Anguilla became the latest British Overseas Territory to benefit from voluntary efforts of the soldiers and marines especially embarked upon the tanker for humanitarian aid duties.

The W.I.S.E school, which provides an education for youngsters aged 12-17 who would otherwise struggle academically, needed some considerable TLC.

The tanker team set aside two days to install fans in classrooms – there’s no air conditioning in the building – removed a dangerous bannister leading to the main entrance, fitted catches to the wooden shutters on windows to prevent them slamming shut continuously and finally painted the walls, floors and ceilings, helped at times by some of the students.

I am delighted that my teams were able to use their skills to help improve capabilities on the island over such a wide range of areas.

Captain Nigel Budd RFA

The pupils, said Wave Knight’s communications officer Chris Marchant, “expressed overwhelming appreciation for us being there and said that it made them feel so special to have us doing these things for them.”

Anguilla is twice the size of Portsmouth but with a population of fewer than 15,000. Put simply, it would be overwhelmed should it bear the full force of a hurricane.

Two days of valuable exercises with the Anguilla Department of Disaster Management were held to test communications while island authorities played out a table-top disaster exercise to plan a coordinated response to an earthquake hitting the island.

Natural disaster is a possible rather than clear and present danger on Anguilla, unlike gun crime which is on the increase according to the island’s police commissioner, who asked for assistance in training his men.

Step forward Royal Marine and skill-at-arms instructor L/Cpl Joshua Howell-Williams, who spent a day with the island’s constabulary, inspecting their weapons and advising them on the ranges.

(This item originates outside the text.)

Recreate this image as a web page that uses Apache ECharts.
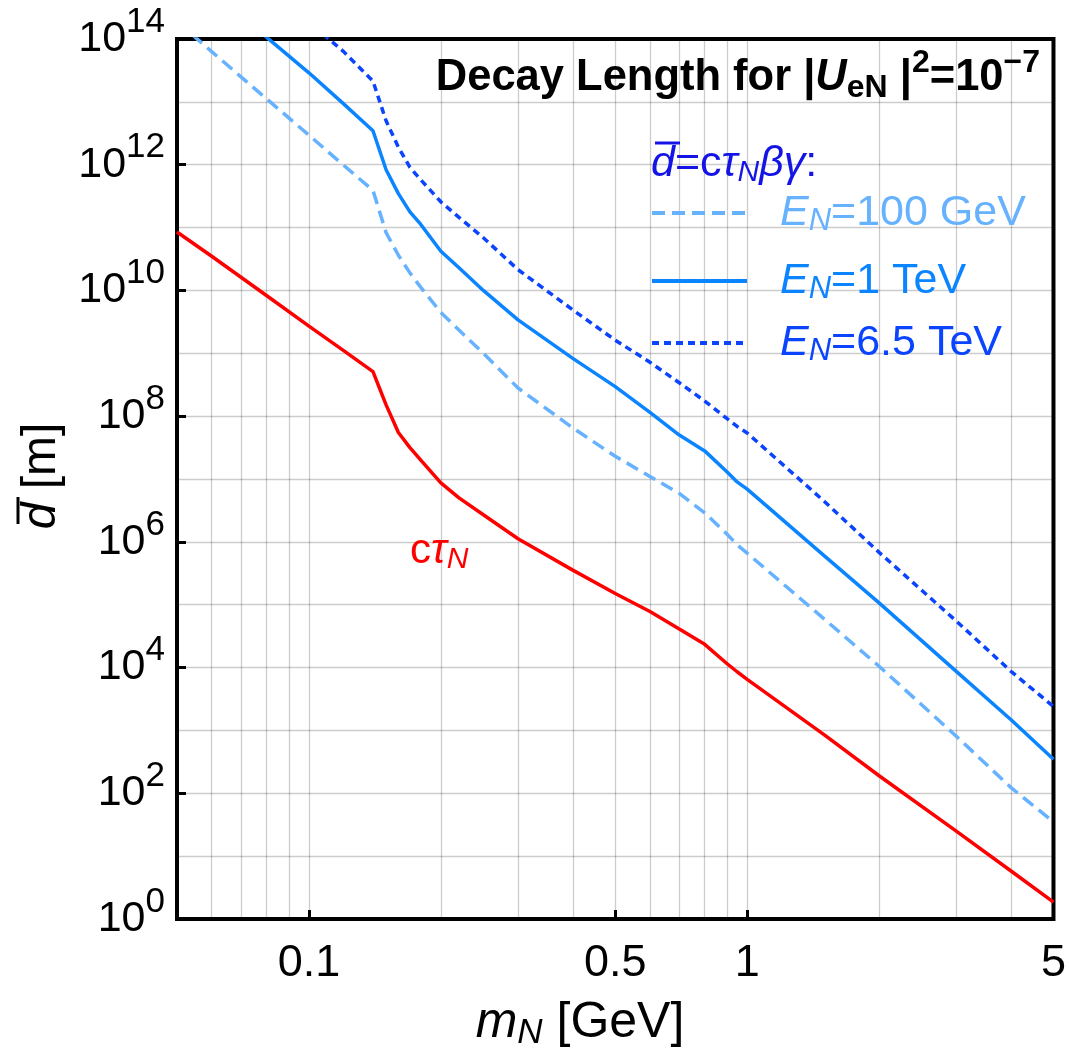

It wasn’t the only help the police received from Wave Knight because the radio on their launch was out of action – and, as four volunteers from the ship found, beyond repair.

Being good eggs, they fitted a new one, plus aerial, and tested it with a successful communications check with the tanker.

“Our time in Anguilla has been very rewarding as it has made a big difference to so many people,” said the tanker’s Commanding Officer Capt Nigel Budd RFA.

“I am delighted that my teams were able to use their skills to help improve capabilities on the island over such a wide range of areas.

“I was particularly pleased with the immediate positive impact of the school refurbishment had on the young people’s lives.”